По всей стране прямо во время учебного года начали создаваться мужские и женские школы. Школу, в которую я поступил, сделали мужской. Девочек перевели в другую школу, а к нам вместо них влили мужской контингент из расположенной неподалеку школы № 19 для правительственных детей. (Она располагалась на Софийской набережной около английского посольства.) Перевели их к нам временно – пока не была выстроена специальная мужская правительственная школа.

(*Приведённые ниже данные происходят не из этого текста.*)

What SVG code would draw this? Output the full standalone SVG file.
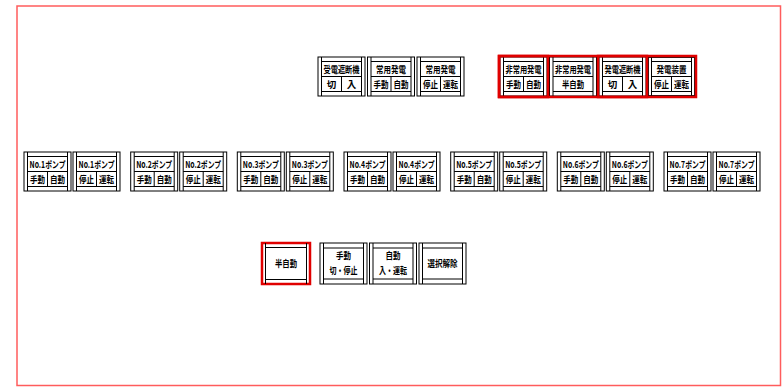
<svg xmlns="http://www.w3.org/2000/svg" width="784" height="387" viewBox="0 0 784 387">
<style>
.o{fill:#fff;stroke:#000;stroke-width:1}
.l{stroke:#000;stroke-width:1;fill:none}
.hl{fill:none;stroke:#e00000;stroke-width:2.5}
text{font-family:"Noto Sans CJK JP","Noto Sans",sans-serif;font-size:9.5px;font-weight:bold;text-anchor:middle;fill:#000}
</style>
<defs>
<g id="frame2">
<rect class="o" x="0" y="0" width="47" height="39"/>
<path class="l" d="M3.5,0V39M43.5,0V39M3.5,4.5H43.5M3.5,34.5H43.5M3.5,19.5H43.5M23.5,19.5V34.5"/>
</g>
<g id="frame1">
<rect class="o" x="0" y="0" width="47" height="39"/>
<path class="l" d="M3.5,0V39M43.5,0V39M3.5,4.5H43.5M3.5,34.5H43.5M3.5,19.5H43.5"/>
</g>
<g id="frameB">
<rect class="o" x="0" y="0" width="47" height="41"/>
<path class="l" d="M3.5,0V41M43.5,0V41M3.5,5H43.5M3.5,36H43.5"/>
</g>
</defs>
<rect x="17" y="6" width="763.5" height="379.5" fill="#fff" stroke="#ff5c5c" stroke-width="1.5"/>

<g id="top-receive-breaker" transform="translate(318,57)"><use href="#frame2"/><text x="23.5" y="15.5" textLength="36" lengthAdjust="spacingAndGlyphs">受電遮断機</text><text x="13.5" y="30.5">切</text><text x="33.5" y="30.5">入</text></g>
<g id="top-normal-gen-mode" transform="translate(367.5,57)"><use href="#frame2"/><text x="23.5" y="15.5" textLength="30" lengthAdjust="spacingAndGlyphs">常用発電</text><text x="13.5" y="30.5" textLength="15" lengthAdjust="spacingAndGlyphs">手動</text><text x="33.5" y="30.5" textLength="15" lengthAdjust="spacingAndGlyphs">自動</text></g>
<g id="top-normal-gen-run" transform="translate(417,57)"><use href="#frame2"/><text x="23.5" y="15.5" textLength="30" lengthAdjust="spacingAndGlyphs">常用発電</text><text x="13.5" y="30.5" textLength="15" lengthAdjust="spacingAndGlyphs">停止</text><text x="33.5" y="30.5" textLength="15" lengthAdjust="spacingAndGlyphs">運転</text></g>

<g id="top-emerg-gen-mode" transform="translate(500,57)"><use href="#frame2"/><text x="23.5" y="15.5" textLength="36" lengthAdjust="spacingAndGlyphs">非常用発電</text><text x="13.5" y="30.5" textLength="15" lengthAdjust="spacingAndGlyphs">手動</text><text x="33.5" y="30.5" textLength="15" lengthAdjust="spacingAndGlyphs">自動</text></g>
<g id="top-emerg-gen-semi" transform="translate(549.5,57)"><use href="#frame1"/><text x="23.5" y="15.5" textLength="36" lengthAdjust="spacingAndGlyphs">非常用発電</text><text x="23.5" y="30.5" textLength="22" lengthAdjust="spacingAndGlyphs">半自動</text></g>
<g id="top-gen-breaker" transform="translate(599,57)"><use href="#frame2"/><text x="23.5" y="15.5" textLength="36" lengthAdjust="spacingAndGlyphs">発電遮断機</text><text x="13.5" y="30.5">切</text><text x="33.5" y="30.5">入</text></g>
<g id="top-gen-unit" transform="translate(648,57)"><use href="#frame2"/><rect x="0" y="0" width="47" height="39" fill="none" stroke="#000" stroke-width="1.6"/><text x="23.5" y="15.5" textLength="30" lengthAdjust="spacingAndGlyphs">発電装置</text><text x="13.5" y="30.5" textLength="15" lengthAdjust="spacingAndGlyphs">停止</text><text x="33.5" y="30.5" textLength="15" lengthAdjust="spacingAndGlyphs">運転</text></g>
<g id="top-highlight">
<rect class="hl" x="499" y="56" width="197" height="41"/>
<rect class="hl" x="499" y="56" width="49" height="41"/>
<rect class="hl" x="598" y="56" width="49" height="41"/>
</g>

<g id="pump1-mode" transform="translate(24,152)"><use href="#frame2"/><text x="23.5" y="15.5" textLength="36" lengthAdjust="spacingAndGlyphs">No.1ポンプ</text><text x="13.5" y="30.5" textLength="15" lengthAdjust="spacingAndGlyphs">手動</text><text x="33.5" y="30.5" textLength="15" lengthAdjust="spacingAndGlyphs">自動</text></g>
<g id="pump1-run" transform="translate(73,152)"><use href="#frame2"/><text x="23.5" y="15.5" textLength="36" lengthAdjust="spacingAndGlyphs">No.1ポンプ</text><text x="13.5" y="30.5" textLength="15" lengthAdjust="spacingAndGlyphs">停止</text><text x="33.5" y="30.5" textLength="15" lengthAdjust="spacingAndGlyphs">運転</text></g>
<g id="pump2-mode" transform="translate(130.7,152)"><use href="#frame2"/><text x="23.5" y="15.5" textLength="36" lengthAdjust="spacingAndGlyphs">No.2ポンプ</text><text x="13.5" y="30.5" textLength="15" lengthAdjust="spacingAndGlyphs">手動</text><text x="33.5" y="30.5" textLength="15" lengthAdjust="spacingAndGlyphs">自動</text></g>
<g id="pump2-run" transform="translate(179.7,152)"><use href="#frame2"/><text x="23.5" y="15.5" textLength="36" lengthAdjust="spacingAndGlyphs">No.2ポンプ</text><text x="13.5" y="30.5" textLength="15" lengthAdjust="spacingAndGlyphs">停止</text><text x="33.5" y="30.5" textLength="15" lengthAdjust="spacingAndGlyphs">運転</text></g>
<g id="pump3-mode" transform="translate(237.3,152)"><use href="#frame2"/><text x="23.5" y="15.5" textLength="36" lengthAdjust="spacingAndGlyphs">No.3ポンプ</text><text x="13.5" y="30.5" textLength="15" lengthAdjust="spacingAndGlyphs">手動</text><text x="33.5" y="30.5" textLength="15" lengthAdjust="spacingAndGlyphs">自動</text></g>
<g id="pump3-run" transform="translate(286.3,152)"><use href="#frame2"/><text x="23.5" y="15.5" textLength="36" lengthAdjust="spacingAndGlyphs">No.3ポンプ</text><text x="13.5" y="30.5" textLength="15" lengthAdjust="spacingAndGlyphs">停止</text><text x="33.5" y="30.5" textLength="15" lengthAdjust="spacingAndGlyphs">運転</text></g>
<g id="pump4-mode" transform="translate(344,152)"><use href="#frame2"/><text x="23.5" y="15.5" textLength="36" lengthAdjust="spacingAndGlyphs">No.4ポンプ</text><text x="13.5" y="30.5" textLength="15" lengthAdjust="spacingAndGlyphs">手動</text><text x="33.5" y="30.5" textLength="15" lengthAdjust="spacingAndGlyphs">自動</text></g>
<g id="pump4-run" transform="translate(393,152)"><use href="#frame2"/><text x="23.5" y="15.5" textLength="36" lengthAdjust="spacingAndGlyphs">No.4ポンプ</text><text x="13.5" y="30.5" textLength="15" lengthAdjust="spacingAndGlyphs">停止</text><text x="33.5" y="30.5" textLength="15" lengthAdjust="spacingAndGlyphs">運転</text></g>
<g id="pump5-mode" transform="translate(450.7,152)"><use href="#frame2"/><text x="23.5" y="15.5" textLength="36" lengthAdjust="spacingAndGlyphs">No.5ポンプ</text><text x="13.5" y="30.5" textLength="15" lengthAdjust="spacingAndGlyphs">手動</text><text x="33.5" y="30.5" textLength="15" lengthAdjust="spacingAndGlyphs">自動</text></g>
<g id="pump5-run" transform="translate(499.7,152)"><use href="#frame2"/><text x="23.5" y="15.5" textLength="36" lengthAdjust="spacingAndGlyphs">No.5ポンプ</text><text x="13.5" y="30.5" textLength="15" lengthAdjust="spacingAndGlyphs">停止</text><text x="33.5" y="30.5" textLength="15" lengthAdjust="spacingAndGlyphs">運転</text></g>
<g id="pump6-mode" transform="translate(557.3,152)"><use href="#frame2"/><text x="23.5" y="15.5" textLength="36" lengthAdjust="spacingAndGlyphs">No.6ポンプ</text><text x="13.5" y="30.5" textLength="15" lengthAdjust="spacingAndGlyphs">手動</text><text x="33.5" y="30.5" textLength="15" lengthAdjust="spacingAndGlyphs">自動</text></g>
<g id="pump6-run" transform="translate(606.3,152)"><use href="#frame2"/><text x="23.5" y="15.5" textLength="36" lengthAdjust="spacingAndGlyphs">No.6ポンプ</text><text x="13.5" y="30.5" textLength="15" lengthAdjust="spacingAndGlyphs">停止</text><text x="33.5" y="30.5" textLength="15" lengthAdjust="spacingAndGlyphs">運転</text></g>
<g id="pump7-mode" transform="translate(664,152)"><use href="#frame2"/><text x="23.5" y="15.5" textLength="36" lengthAdjust="spacingAndGlyphs">No.7ポンプ</text><text x="13.5" y="30.5" textLength="15" lengthAdjust="spacingAndGlyphs">手動</text><text x="33.5" y="30.5" textLength="15" lengthAdjust="spacingAndGlyphs">自動</text></g>
<g id="pump7-run" transform="translate(713,152)"><use href="#frame2"/><text x="23.5" y="15.5" textLength="36" lengthAdjust="spacingAndGlyphs">No.7ポンプ</text><text x="13.5" y="30.5" textLength="15" lengthAdjust="spacingAndGlyphs">停止</text><text x="33.5" y="30.5" textLength="15" lengthAdjust="spacingAndGlyphs">運転</text></g>

<g id="btn-semi-auto" transform="translate(262,243)">
<rect x="0" y="0" width="48" height="41" fill="#fff" stroke="#e00000" stroke-width="2.5"/>
<path class="l" d="M3.5,0V41M44.5,0V41M3.5,4.5H44.5M3.5,36.5H44.5"/>
<text x="24" y="24" textLength="22" lengthAdjust="spacingAndGlyphs">半自動</text>
</g>
<g id="btn-manual" transform="translate(320,243)"><use href="#frameB"/><text x="23.5" y="16" textLength="15" lengthAdjust="spacingAndGlyphs">手動</text><text x="23.5" y="31" textLength="28" lengthAdjust="spacingAndGlyphs">切・停止</text></g>
<g id="btn-auto" transform="translate(369.5,243)"><use href="#frameB"/><text x="23.5" y="16" textLength="15" lengthAdjust="spacingAndGlyphs">自動</text><text x="23.5" y="31" textLength="28" lengthAdjust="spacingAndGlyphs">入・運転</text></g>
<g id="btn-clear" transform="translate(419,243)"><use href="#frameB"/><text x="23.5" y="24" textLength="30" lengthAdjust="spacingAndGlyphs">選択解除</text></g>
<g id="connectors"/>
</svg>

Правительственные детки были, конечно, ужасны: избалованы и развращены во всех отношениях. На занятия их привозили на машинах, хотя жили они рядом. В квартирах некоторых из них были маленькие кинозалы – для семьи и гостей! Отдыхали они на дачах – настоящих поместьях с садами, прудами и прислугой, расположенных, естественно, в самых лучших районах Подмосковья, закрытых для простых смертных. В их распоряжении были также и специальные дома отдыха в самых красивых местах страны.

Запомнился мне такой эпизод. Правительственные дети разговаривают между собой на тему, кто где летом будет отдыхать. Один называет дом отдыха в Крыму, другой – на Кавказе, а сын генерала Галицкого оповещает, что поедет отдыхать к отцу на фронт, в его штаб: «Там в подсобном хозяйстве штаба такие девочки у отца работают – закачаешься! У него губа не дура!».

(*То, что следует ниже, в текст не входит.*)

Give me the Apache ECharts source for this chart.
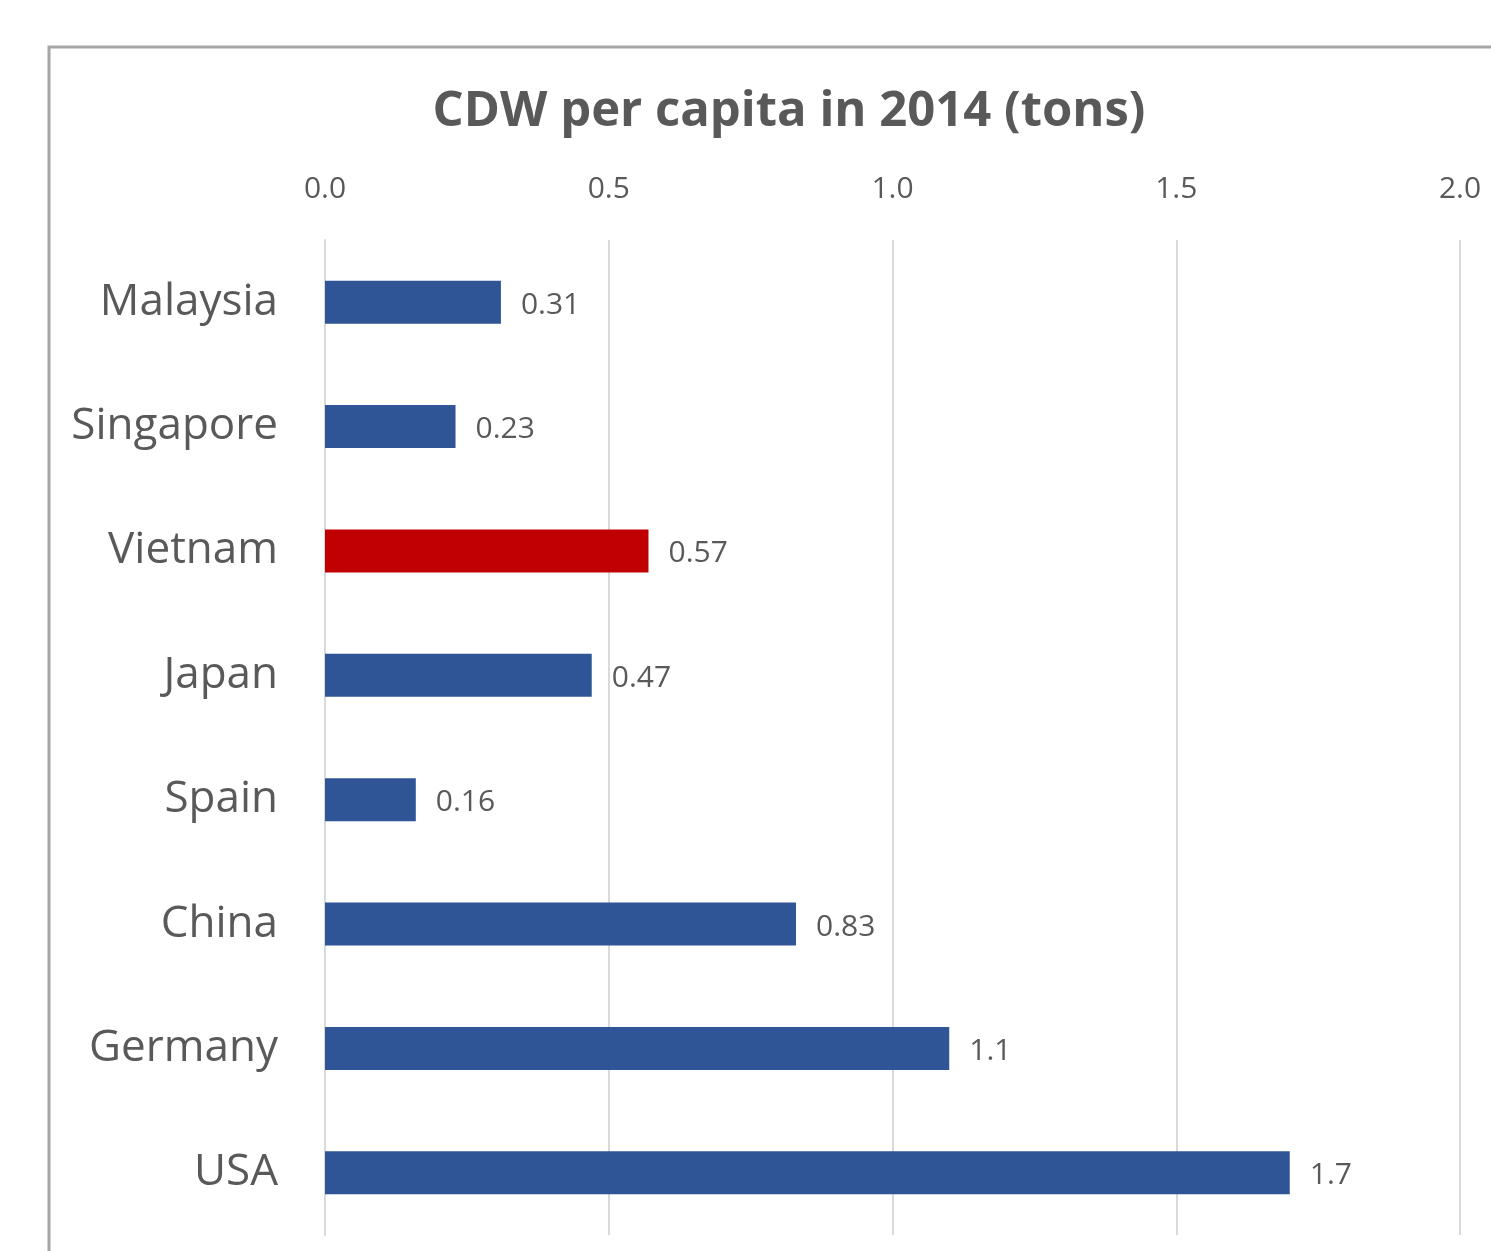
<!DOCTYPE html>
<html>
<head>
<meta charset="utf-8">
<script src="https://cdn.jsdelivr.net/npm/echarts@6/dist/echarts.min.js"></script>
<style>
  html, body { margin: 0; padding: 0; background: #ffffff; }
  #chart { width: 1491px; height: 1251px; }
</style>
</head>
<body>
<div id="chart"></div>
<script>
// Construction & demolition waste per capita, 2014 (tons)
const countries = ['Malaysia', 'Singapore', 'Vietnam', 'Japan', 'Spain', 'China', 'Germany', 'USA'];
const cdwPerCapita = [0.31, 0.23, 0.57, 0.47, 0.16, 0.83, 1.1, 1.7];
const highlightCountry = 'Vietnam';
const axisTicks = [0, 0.5, 1.0, 1.5, 2.0];

const BLUE = '#2F5597';
const RED = '#C00000';
const TEXT = '#595959';
const FONT = '"Open Sans", "Liberation Sans", sans-serif';

const chart = echarts.init(document.getElementById('chart'));

chart.setOption({
  backgroundColor: '#ffffff',
  animation: false,
  title: {
    text: 'CDW per capita in 2014 (tons)',
    left: 784,
    textAlign: 'center',
    top: 83,
    textStyle: { fontFamily: FONT, fontWeight: 'bold', fontSize: 49, color: TEXT }
  },
  graphic: [{
    type: 'rect',
    z: -10,
    shape: { x: 49, y: 47, width: 1600, height: 1400 },
    style: { fill: 'none', stroke: '#a6a6a6', lineWidth: 3 }
  }],
  grid: { left: 325, top: 240, width: 1135, height: 995 },
  xAxis: {
    type: 'value',
    position: 'top',
    min: axisTicks[0],
    max: axisTicks[axisTicks.length - 1],
    interval: axisTicks[1] - axisTicks[0],
    axisLine: { show: false },
    axisTick: { show: false },
    axisLabel: {
      margin: 36,
      fontFamily: FONT, fontSize: 30, color: TEXT,
      formatter: v => v.toFixed(1)
    },
    splitLine: { show: true, lineStyle: { color: '#d9d9d9', width: 2 } }
  },
  yAxis: {
    type: 'category',
    inverse: true,
    data: countries,
    axisLine: { show: true, lineStyle: { color: '#d9d9d9', width: 2 } },
    axisTick: { show: false },
    axisLabel: { margin: 47, fontFamily: FONT, fontSize: 44, color: TEXT }
  },
  series: [{
    type: 'bar',
    barWidth: 43,
    data: cdwPerCapita.map((v, i) => ({
      value: v,
      itemStyle: { color: countries[i] === highlightCountry ? RED : BLUE }
    })),
    label: {
      show: true,
      position: 'right',
      distance: 20,
      offset: [0, 3],
      fontFamily: FONT, fontSize: 30, color: TEXT,
      formatter: p => String(p.value)
    }
  }]
});
</script>
</body>
</html>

Из всех правительственных учеников в нашем классе нормально выглядели только двое: Юрий Новиков, сын главного маршала авиации, и Сергей Аллилуев, племянник Светланы Аллилуевой, дочери Сталина. Аллилуев был по-настоящему симпатичным парнем, скромным, интеллигентным.

В одном из параллельных классов учился и Лен Карпинский, также перешедший к нам из правительственной школы. Его отцом был чудом уцелевший старый большевик, друг Ленина. Впоследствии мы пересекались с Леном в МГУ, но по-настоящему подружились уже после окончания холодной войны.

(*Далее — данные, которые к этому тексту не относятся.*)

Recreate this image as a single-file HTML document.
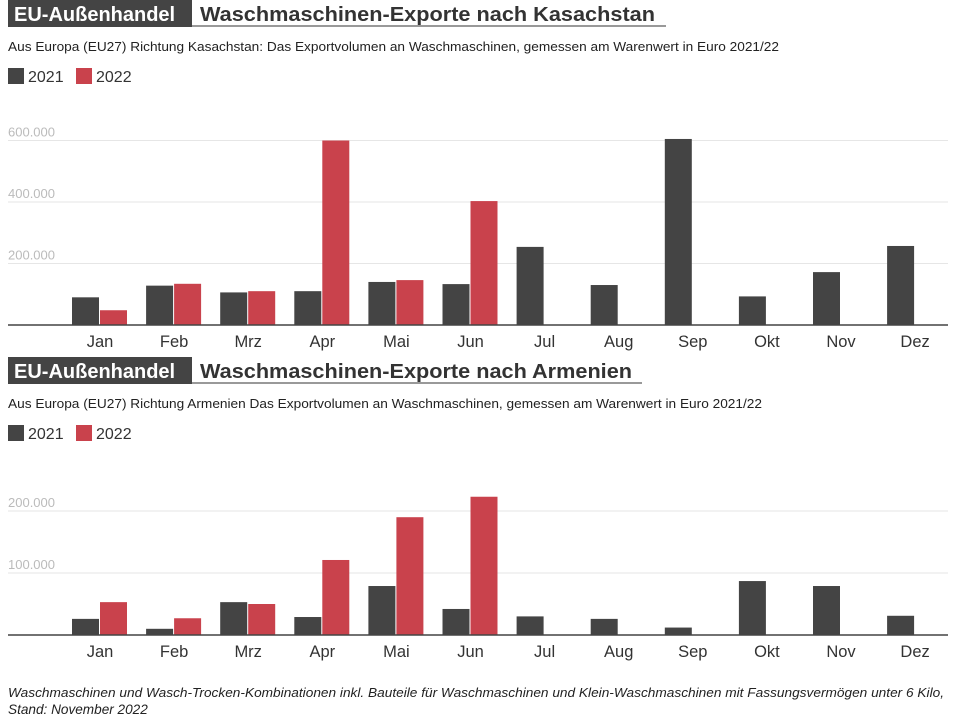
<!DOCTYPE html>
<html><head><meta charset="utf-8"><style>
body{margin:0;background:#fff;font-family:"Liberation Sans",Arial,sans-serif;}
svg text{font-family:"Liberation Sans",Arial,sans-serif;}
</style></head><body>
<svg id="svg" width="960" height="720" xmlns="http://www.w3.org/2000/svg">
<text x="8" y="697" font-size="13" font-style="italic" fill="#222" textLength="936" lengthAdjust="spacingAndGlyphs">Waschmaschinen und Wasch-Trocken-Kombinationen inkl. Bauteile für Waschmaschinen und Klein-Waschmaschinen mit Fassungsvermögen unter 6 Kilo,</text>
<text x="8" y="714" font-size="13.6" font-style="italic" fill="#222">Stand: November 2022</text>
</svg>
<script>
const months=["Jan","Feb","Mrz","Apr","Mai","Jun","Jul","Aug","Sep","Okt","Nov","Dez"];
const kaz2021=[90000,128000,106000,110000,140000,133000,254000,130000,605000,93000,172000,257000];
const kaz2022=[48000,134000,110000,600000,146000,403000,0,0,0,0,0,0];
const kazTicks=[200000,400000,600000];
const arm2021=[26000,10000,53000,29000,79000,42000,30000,26000,12000,87000,79000,31000];
const arm2022=[53000,27000,50000,121000,190000,223000,0,0,0,0,0,0];
const armTicks=[100000,200000];
const NS="http://www.w3.org/2000/svg";
const svg=document.getElementById('svg');
function mk(t,a,txt){const e=document.createElementNS(NS,t);for(const k in a)e.setAttribute(k,a[k]);if(txt!==undefined)e.textContent=txt;svg.appendChild(e);return e;}
function fmt(v){return v.toLocaleString('de-DE');}
function panel(o){
  const top=o.top;
  let e=mk('rect',{x:8,y:top,width:184,height:27,fill:'#444'});
  
  e=mk('text',{x:14,y:top+21,'font-size':20,'font-weight':'bold',fill:'#fff'},'EU-Außenhandel');
  
  e=mk('text',{x:200,y:top+21,'font-size':20.5,'font-weight':'bold',fill:'#333',textLength:o.tlen,lengthAdjust:'spacingAndGlyphs'},o.title);
  
  e=mk('line',{x1:192,x2:o.ulen,y1:top+26,y2:top+26,stroke:'#333','stroke-width':1});
  
  e=mk('text',{x:8,y:top+51,'font-size':13,fill:'#222',textLength:o.slen,lengthAdjust:'spacingAndGlyphs'},o.sub);
  
  [['2021','#444',8],['2022','#c9424c',76]].forEach(l=>{
    let r=mk('rect',{x:l[2],y:top+68,width:16,height:16,fill:l[1]});
    
    let t=mk('text',{x:l[2]+20,y:top+82,'font-size':16,fill:'#333'},l[0]);
    
  });
  const base=o.base, ppu=o.ppu;
  const y=v=>base-v*ppu;
  const xc=i=>100+i*74.1;
  o.ticks.forEach(t=>{
    let g=mk('line',{x1:8,x2:948,y1:y(t),y2:y(t),stroke:'#e6e6e6'});
    
    let tl=mk('text',{x:8,y:y(t)-4,'font-size':13,fill:'#bbb'},fmt(t));
    
  });
  months.forEach((m,i)=>{
    [[o.a,'#444',-28,'2021'],[o.b,'#c9424c',0,'2022']].forEach(s=>{
      const v=s[0][i]; if(v<=0)return;
      let b=mk('rect',{x:xc(i)+s[2],y:y(v),width:27,height:base-y(v),fill:s[1]});
      
    });
    let t=mk('text',{x:xc(i),y:base+22,'font-size':16.5,fill:'#333','text-anchor':'middle'},m);
    
  });
  let ax=mk('line',{x1:8,x2:948,y1:base,y2:base,stroke:'#444','stroke-width':1.5});
  
}
panel({top:0,title:'Waschmaschinen-Exporte nach Kasachstan',tlen:455,ulen:666,slen:771,sub:'Aus Europa (EU27) Richtung Kasachstan: Das Exportvolumen an Waschmaschinen, gemessen am Warenwert in Euro 2021/22',base:325,ppu:61.5/200000,ticks:kazTicks,a:kaz2021,b:kaz2022});
panel({top:357,title:'Waschmaschinen-Exporte nach Armenien',tlen:432,ulen:642,slen:754,sub:'Aus Europa (EU27) Richtung Armenien Das Exportvolumen an Waschmaschinen, gemessen am Warenwert in Euro 2021/22',base:635,ppu:62/100000,ticks:armTicks,a:arm2021,b:arm2022});
</script>
</body></html>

Большинство правительственных детей учились из рук вон плохо, даже при всяческих поблажках со стороны учителей. Между тем зимой 43—44 годов было объявлено о еще одной сталинской реформе в области образования. В стране не хватало рабочих рук, и Сталин учредил ремесленные и железнодорожные училища для подготовки рабочих кадров. В народе их называли «ручки» и «жучки». В эти училища должны были в обязательном порядке переводить учеников восьмых классов средних школ с наиболее плохой успеваемостью. Был спущен и план: школы обязаны были поставлять ремесленным и железнодорожным училищам 10% восьмиклассников.

В один прекрасный день нам объявили, что из нашего класса несколько человек переводятся в ремесленное училище – для них это автоматически закрывало доступ к высшему образованию. Называются фамилии. Одни НЕправительственные ученики! Почти все из них были лучшими в классе по успеваемости. Я был возмущен этим решением дирекции. Особенно возмущало то, что в школе был оставлен некто Юрий Ломако, сын министра цветной металлургии, имевший почти по всем предметам двойки! Учительница истории на каждом уроке устраивала цирк, задавая ему один и тот же вопрос: «Ломако, скажи нам, пожалуйста, когда Россия освободилась от татарского ига?». И Ломако каждый раз начинал что-то мычать, исподлобья вращая по классу своими глубоко посаженными глазами, в надежде на подсказку. Он и внешне был похож на неандертальца: узкий лоб, скошенный подбородок.

Своим возмущением я делился с друзьями. И однажды раздался телефонный звонок отцу из Московского горкома партии: попросили прислать к ним сына, т. е. меня, не называя причины вызова. В горкоме меня препроводили к двум немолодым женщинам с жесткими глазами, и они начали форменный допрос: кому и что именно я говорил по поводу перевода моих товарищей по классу в ремесленное училище? Кто-то уже донес на меня! Но, видимо из-за статуса моего отца, пригласили меня не в МГБ (Министерство госбезопасности), а в горком, где две старые дуры не ленились допрашивать и запугивать пятнадцатилетнего подростка.

– Отец Юры Ломако, – говорили они мне, – заслужил перед страной, чтобы его сын продолжал учебу в школе. Ведь вот тебя тоже оставили в школе из-за уважения к заслугам твоего отца, хотя у тебя были двойки по физике и по немецкому.

Не поленились, значит, взять справку в школе насчет моей успеваемости! У меня действительно были эти двойки, но давно уже «закрытые». Очень интересовал этих дам вопрос, кому конкретно я говорил о своем недовольстве. Имена им назови! Я, конечно, сказал, что не помню.